Ancien responsable des services d’écoutes, Boualem Boualem ne peut faire table rase d’un passé professionnel qui lui permet, aujourd’hui, d’avoir un accès direct à l’oreille du président de la République. C’est ainsi qu’il demande au PDG de Mobilis, filiale d’Algérie-Télécom, et premier opérateur de la téléphonie mobile de communiquer à une cellule d’écoute qu’il contrôle, les numéros de téléphone des chefs militaires proches de Chengriha. Mobilis étant une entreprise étatique, tous les responsables algériens utilisent ses lignestéléphoniques. 

Comme tout le monde surveille tout le monde, le pot aux roses est découvert et le boss de Mobilis s’est trouvé il y a quelques jours dans de sales draps. 

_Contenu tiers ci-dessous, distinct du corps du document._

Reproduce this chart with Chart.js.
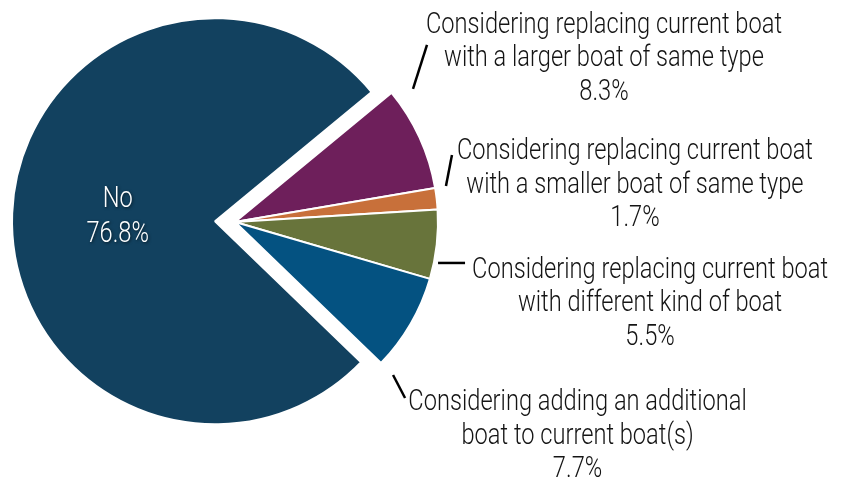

Commandant de la gendarmerie nationale, le PDG de Mobilis, Chaouki Boukhazani est diplômé de l’École Militaire Polytechnique d’Alger, l’ex Ecole Nationale des Ingénieurs et Techniciens d’Algérie (ENITA). Titulaire d’un Post Graduation Spécialisée (PGS) en Télécommunication et Sécurité des Réseaux Informatiques, il fait ses débuts en 2011 avec la gendarmerie en tant que Développeur web. 

Il gravit les échelons au sein de l’équipe de la digitalisation de la gendarmerie nationale jusqu’à ce qu’il devienne en 2016 chef de projet « Tariki DZ », un site web / application qui permettent aux usagers de la route de s’informer sur la situation routière en temps réel. 

Chaouki Boukhazani est, ensuite, désigné pour piloter jusqu’à juillet 2019 les réseaux informatiques et du contrôle de la gendarmerie Nationale. Proche de Boualem Boualem, il intègre en octobre 2019 l’équipe de la télécommunication de Mobilis avant de se propulser à la tête du premier opérateur de la téléphonie mobile du pays. 

Arrêté et menotté par des éléments de la Direction Centrale de la sécurité de l’Armée devant le siège de son entreprise et devant le personnel de sa société Chaouki Boukhazani est embarqué à Douéra où se trouvent les locaux de la DCSA pour être entendu avant qu’il ne soit relâché sur intervention du palais d’El-Mouradia. 

Son sponsor Boualem Boualem se trouve pendant ce temps à la clinique des Glycines qui relève de la Direction Générale de la Sûreté Nationale après avoir été victime d’un AVC. Frappé d’une Interdiction de Sortie du Territoire National (ISTN) comme beaucoup de hauts responsables algériens, il n’a pas pu bénéficier d’un transfert vers l’étranger pour se soigner. 

Les prochains jours ne manqueraient pas de révéler de nouvelles intrigues et manœuvres des antagonistes d’une guerre sourde mais combien coûteuse à l’Algérie qui reste en panne depuis l’arrivée de Tebboune aux commandes du pays. Pas un seul projet de développement économique n’a vu le jour en dépit d’une enviable manne financière qui n’a servi qu’à doubler le budget militaire passé de 9 à 18 milliards de Dollars.